Crossing Over is an admirable and intelligent film, but it was missing something. I know Crash is largely reviled by certain film fans, despite its Oscar win, and while I agree it was overrated, I thought it was still pretty good. That film had a sense of magic about it in having the characters wander through the landscape, but Crossing Over, despite a few moments that highlight unexpected compassion, lacks that.
Reminiscent of Crash, the Wayne Kramer film is a quilt of stories about a wide variety of immigrants, both legal and non. Harrison Ford is a immigration officer who has the misfortune of having an conscience. After a raid on a clothing manufacturer, a young Mexican woman pleads with him to see to her child; he ends up driving the boy all the way back to his grandparents in Mexico. His partner (Cliff Curtis), an Iranian, is celebrating his father's naturalization, but is ashamed of his sister's slatternly behavior.
Elsewhere, an Australian would-be actress (Alice Eve), her visitor's visa expired, ends up prostituting herself for a green card to a sleazy official (Ray Liotta). His wife, Ashley Judd, is an immigration attorney, who gets involved with a family of Muslims who are threatened with deportation when their teenage daughter writes a paper expressing sympathy for the 9/11 hijackers.
There's a lot going on here, and that doesn't include a young Korean boy who is pressured to join a gang of criminals, and a British musician, Jim Sturgess, who tries to get a work permit by feigning being a Jewish scholar. May of the characters end up intersecting, a la Crash, but unlike that film there's less of a singular purpose. Kramer seems to be throwing things at the wall and seeing what sticks, and without the light touch he exhibited in his much better film, The Cooler.
But there's some daring writing in Crossing Over. I've always suspected that much of the hatred of illegal immigrants is racial in nature, but this film does look at blonde, blue-eyed immigrants like Eve as being part of the entire picture. Her story, as sickening as it is, doesn't match the story of the Muslim girl (Summer Bashil), which brings up the issue of the Islamic cultural center and the Islamophobia it has inspired. Instead of depicting her as a peaceable Muslim, Kramer takes the ballsy approach of introducing her while she's reading her paper before the class, her head covered, and indicating that while she doesn't condone the actions of the hijackers, she understands.

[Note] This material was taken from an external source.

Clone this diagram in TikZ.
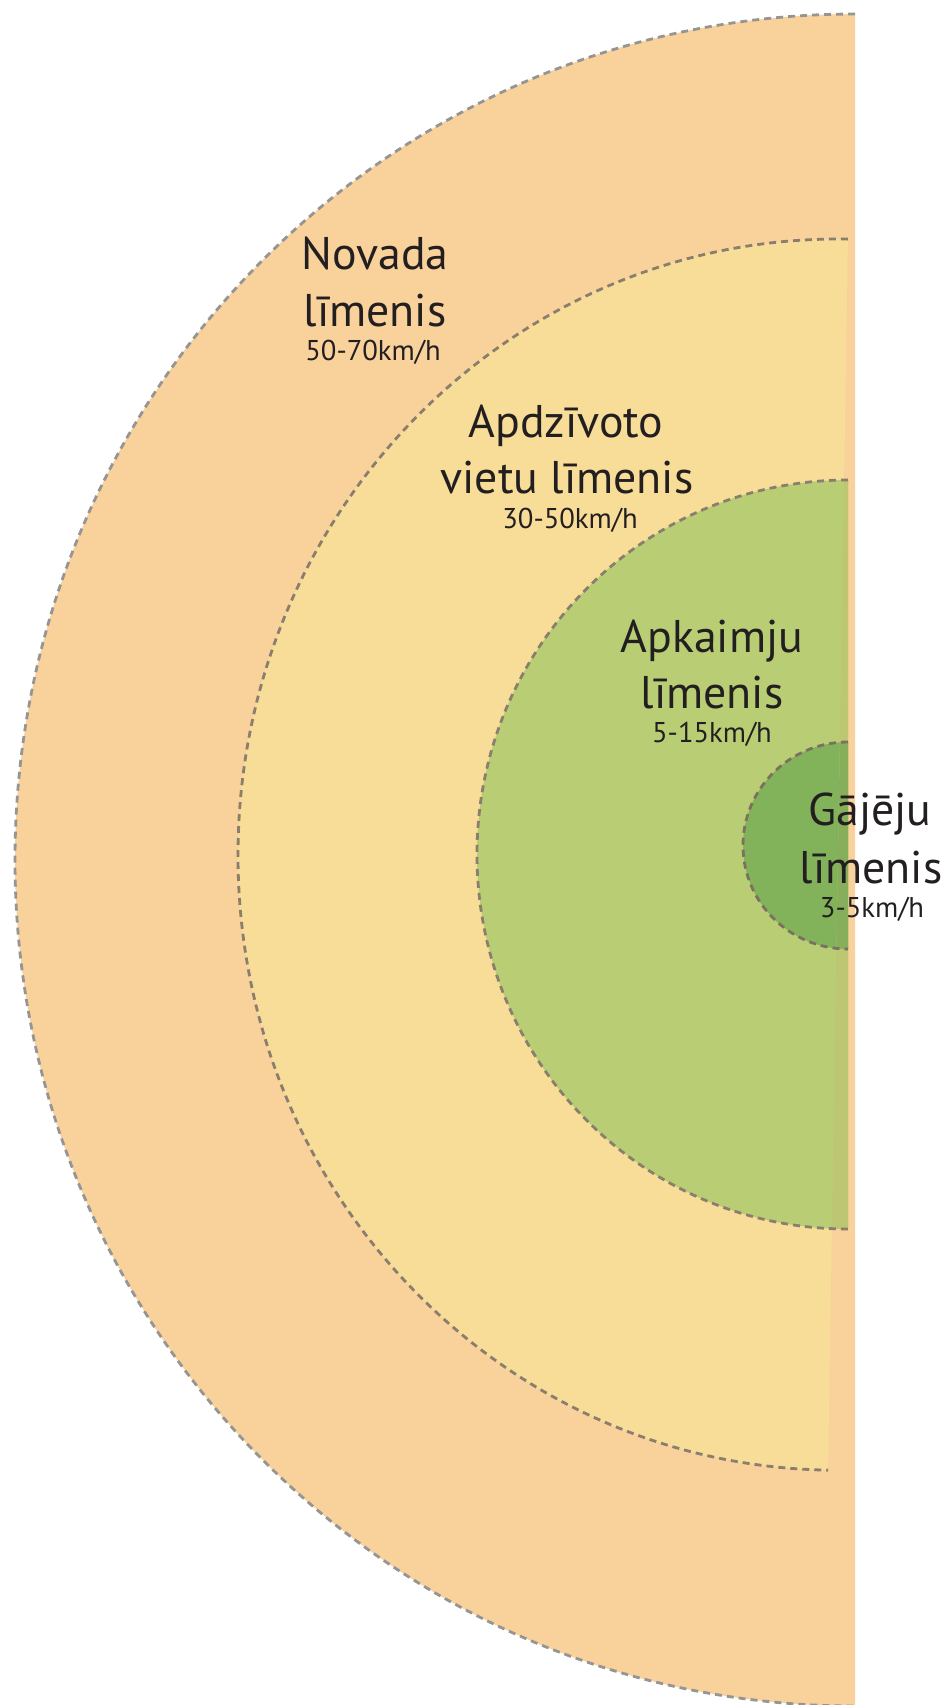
\documentclass[tikz,border=0pt]{standalone}
\usepackage{fontspec}
\setmainfont{PT Sans}
\definecolor{novada}{HTML}{F8D19B}
\definecolor{ciems}{HTML}{F8DD98}
\definecolor{apkaime}{HTML}{B9CE74}
\definecolor{apkaimemala}{HTML}{BCC673}
\definecolor{gajeji}{HTML}{82B25A}
\definecolor{gajejimala}{HTML}{87AE5A}
\definecolor{teksts}{HTML}{231F20}
\definecolor{rimgray}{HTML}{959595}
\definecolor{rimbrown}{HTML}{8A7E6C}
\begin{document}
\begin{tikzpicture}[x=0.5pt, y=-0.5pt,
    rim/.style={line width=1.4pt, dash pattern=on 3.5pt off 2.5pt},
    big/.style={anchor=base, text=teksts, inner sep=0pt, font=\fontsize{22.9}{22.9}\selectfont},
    small/.style={anchor=base, text=teksts, inner sep=0pt, font=\fontsize{14.3}{14.3}\selectfont}]

    \useasboundingbox (0,0) rectangle (947,1705);

    % novada limenis
    \fill[novada] (855,14) arc[start angle=270, end angle=90, x radius=840, y radius=846] -- cycle;
    \draw[rim, rimgray] (855,14) arc[start angle=270, end angle=90, x radius=840, y radius=846];

    % apdzivoto vietu limenis
    \begin{scope}[rotate around={-0.93:(838,854.5)}]
        \fill[ciems] (838,239) arc[start angle=270, end angle=90, x radius=600, y radius=615.6] -- cycle;
        \draw[rim, rimbrown] (838,239) arc[start angle=270, end angle=90, x radius=600, y radius=615.6];
    \end{scope}

    % apkaimju limenis
    \fill[apkaime] (848,480) arc[start angle=270, end angle=90, x radius=371, y radius=374.5] -- cycle;

    % gajeju limenis
    \fill[gajeji] (848,742) arc[start angle=270, end angle=90, x radius=105, y radius=103.5] -- cycle;

    % thin strip where the green lies over the outer band
    \begin{scope}
        \clip (851.9,0) -- (824.2,1705) -- (947,1705) -- (947,0) -- cycle;
        \fill[apkaimemala] (848,480) arc[start angle=270, end angle=90, x radius=371, y radius=374.5] -- cycle;
        \fill[gajejimala] (848,742) arc[start angle=270, end angle=90, x radius=105, y radius=103.5] -- cycle;
    \end{scope}

    \draw[rim, rimbrown] (848,480) arc[start angle=270, end angle=90, x radius=371, y radius=374.5];
    \draw[rim, rimbrown!90!black] (848,742) arc[start angle=270, end angle=90, x radius=105, y radius=103.5];

    % labels
    \node[big] (novada1) at (375,269) {Novada};
    \node[big] (novada2) at (375,326) {līmenis};
    \node[small] (novada3) at (373,360) {50-70km/h};

    \node[big] (ciems1) at (566,437) {Apdzīvoto};
    \node[big] (ciems2) at (567,493) {vietu līmenis};
    \node[small] (ciems3) at (570,528) {30-50km/h};

    \node[big] (apk1) at (712,652) {Apkaimju};
    \node[big] (apk2) at (712,708) {līmenis};
    \node[small] (apk3) at (712,742) {5-15km/h};

    \node[big] (gaj1) at (870,825) {Gājēju};
    \node[big] (gaj2) at (871,883) {līmenis};
    \node[small] (gaj3) at (872,917) {3-5km/h};

\end{tikzpicture}
\end{document}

She is shouted down with epithets, and frankly, if I were a high school student, the xenophobic part of my brain might be inflamed. It reminds me of films about the blacklist era in which an innocent person is falsely perceived as being a communist--why not go all the way and make the character an actual communist? The reaction to Bashil as a character--is she sympathetic or not--give this film some badly needed juice.
Crossing Over is an admirable and intelligent film, but it was missing something. I know Crash is largely reviled by certain film fans, despite its Oscar win, and while I agree it was overrated, I thought it was still pretty good. That film had a sense of magic about it in having the characters wander through the landscape, but Crossing Over, despite a few moments that highlight unexpected compassion, lacks that.